What that was, she still wasn’t sure. To figure that out, she had a creative idea. She took about a hundred people out to coffee, one at a time. “People in jobs I could see myself in:  lawyers and law students (my dad is a lawyer), cantors and cantorial students because my mom’s a cantor – rabbis and rabbinical students – people in entertainment fields. I was open to anything.”

When she began taking more rabbis and rabbinical students out to coffee, “I was getting really excited about what I was hearing from them. I just realized what I am passionate about,” she said. “The older I got, the more comfortable I felt with the Conservative Judaism I was raised with.”
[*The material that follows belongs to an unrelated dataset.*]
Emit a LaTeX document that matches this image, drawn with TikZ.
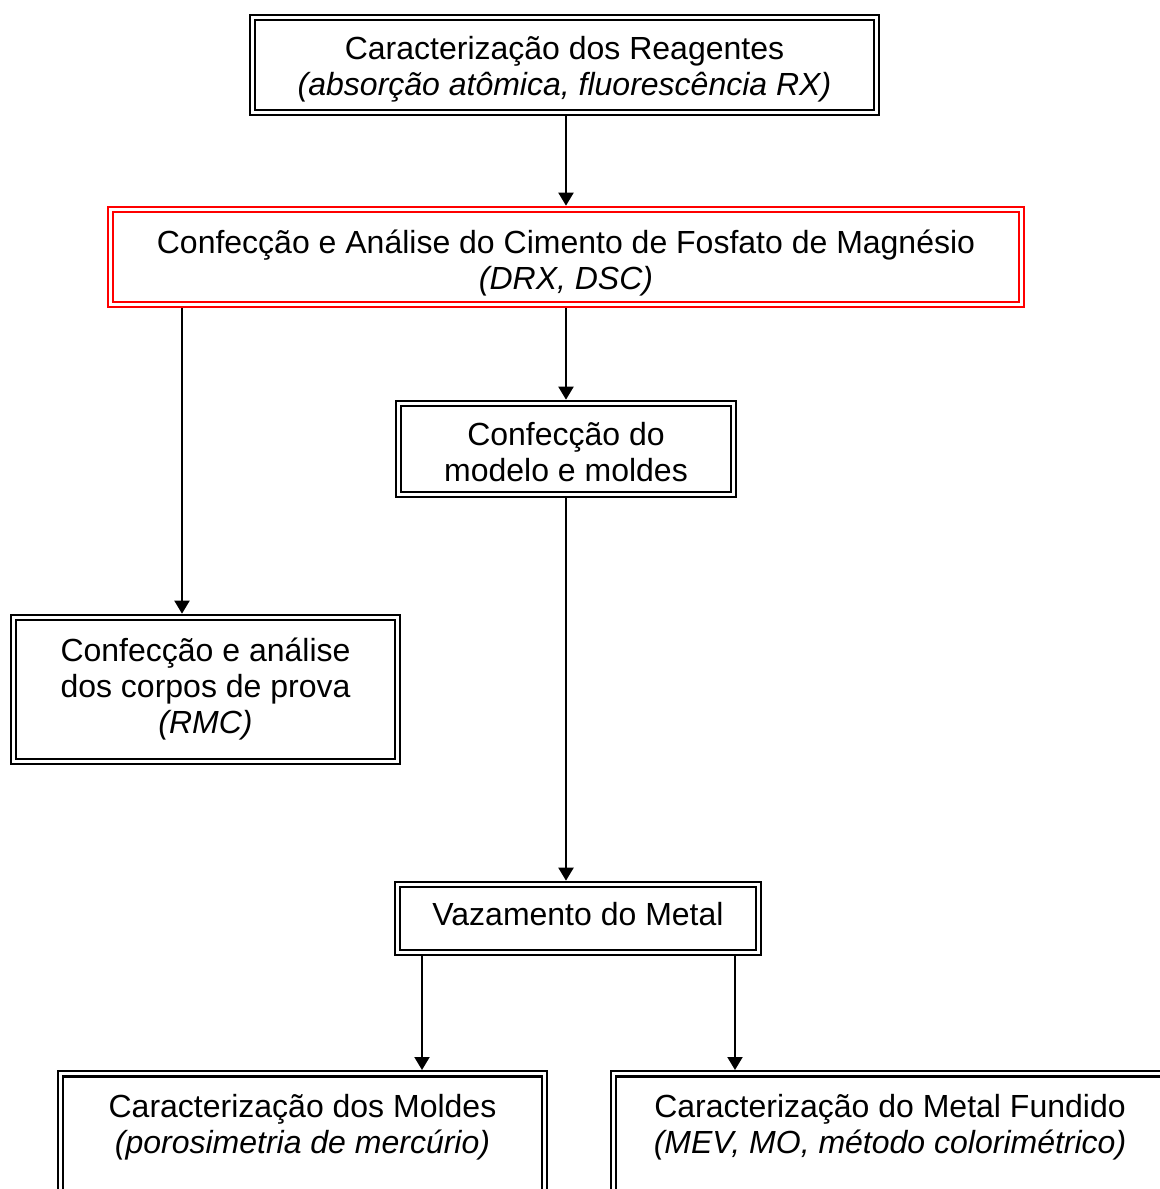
\documentclass[tikz,border=0pt]{standalone}
\usepackage{fontspec}
\setmainfont{Liberation Sans}
\usetikzlibrary{arrows.meta}
\newlength{\lw}
\setlength{\lw}{1.2pt}
\tikzstyle{every picture}+=[x=0.5pt,y=-0.5pt]
\tikzstyle{every picture}+=[>={Triangle[length=6.5pt,width=7.5pt]}]
\tikzstyle{every picture}+=[font=\fontsize{16pt}{18pt}\selectfont]
\tikzstyle{box}=[draw, double, line width=\lw, double distance=1.4pt]
\tikzstyle{box}+=[inner sep=0pt, outer sep=1.9pt, align=center]
\tikzstyle{redbox}=[box, draw=red]
\tikzstyle{arr}=[->, line width=1pt]

\begin{document}
\begin{tikzpicture}
\clip (0,0) rectangle (1160,1189);
\fill[white] (0,0) rectangle (1160,1189);

\node[box, minimum width=312pt, minimum height=47.5pt, text height=33.7pt] (reag) at (564.5,65)
  {Caracterização dos Reagentes\\\textit{(absorção atômica, fluorescência RX)}};
\node[redbox, minimum width=455.5pt, minimum height=47.5pt, text height=35.5pt] (cimento) at (566,257)
  {Confecção e Análise do Cimento de Fosfato de Magnésio\\\textit{(DRX, DSC)}};
\node[box, minimum width=167.5pt, minimum height=45.5pt, text height=32.7pt] (modelo) at (566,449)
  {Confecção do\\modelo e moldes};
\node[box, minimum width=192pt, minimum height=72pt] (corpos) at (205.5,689.5)
  {Confecção e análise\\dos corpos de prova\\\textit{(RMC)}};
\node[box, minimum width=180.5pt, minimum height=34pt, text depth=5pt] (vaz) at (578,918.5)
  {Vazamento do Metal};
\node[box, minimum width=242pt, inner ysep=10pt, text depth=80pt, anchor=north] (moldes) at (302.5,1070)
  {Caracterização dos Moldes\\\textit{(porosimetria de mercúrio)}};
\node[box, minimum width=276.5pt, inner ysep=10pt, text depth=80pt, anchor=north] (metal) at (890,1070)
  {Caracterização do Metal Fundido\\\textit{(MEV, MO, método colorimétrico)}};

\coordinate (xc) at (566,0);
\coordinate (xl) at (182,0);
\coordinate (xm) at (422,0);
\coordinate (xr) at (735,0);

\path[arr]
   (reag.south -| xc) edge (cimento.north -| xc)
   (cimento.south -| xc) edge (modelo.north -| xc)
   (cimento.south -| xl) edge (corpos.north -| xl)
   (modelo.south -| xc) edge (vaz.north -| xc)
   (vaz.south -| xm) edge (moldes.north -| xm)
   (vaz.south -| xr) edge (metal.north -| xr)
;
\end{tikzpicture}
\end{document}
At the beach celebrating her 30th birthday with friends, she reflected. Her mother and aunt had spent years as High Holy Day cantors at UCLA Hillel with Rabbi Chaim Seidler-Feller. Yael and her sister Ronit took over — for 15 years — after her mother became Adat Ari El’s cantor. 

One day Yael Aranoff told Rabbi Seidler-Feller “I think I want to be a rabbi.”

“Finally,” he said. Shortly after, in 2019, she started rabbinical school.


Fast Takes with Rabbi Aranoff

Jewish Journal: What was your favorite childhood experience?

Rabbi Aranoff: All of the trips we took to Israel to see our family – they were impactful.

J.J.: What is your next goal?

R.A.: To support the feeling of community and home and inclusivity at Valley Beth Shalom.

J.J.: Your favorite moment of the week?

R.A.: Telling Shabbat stories to pre-schoolers with the help of two dragon puppets.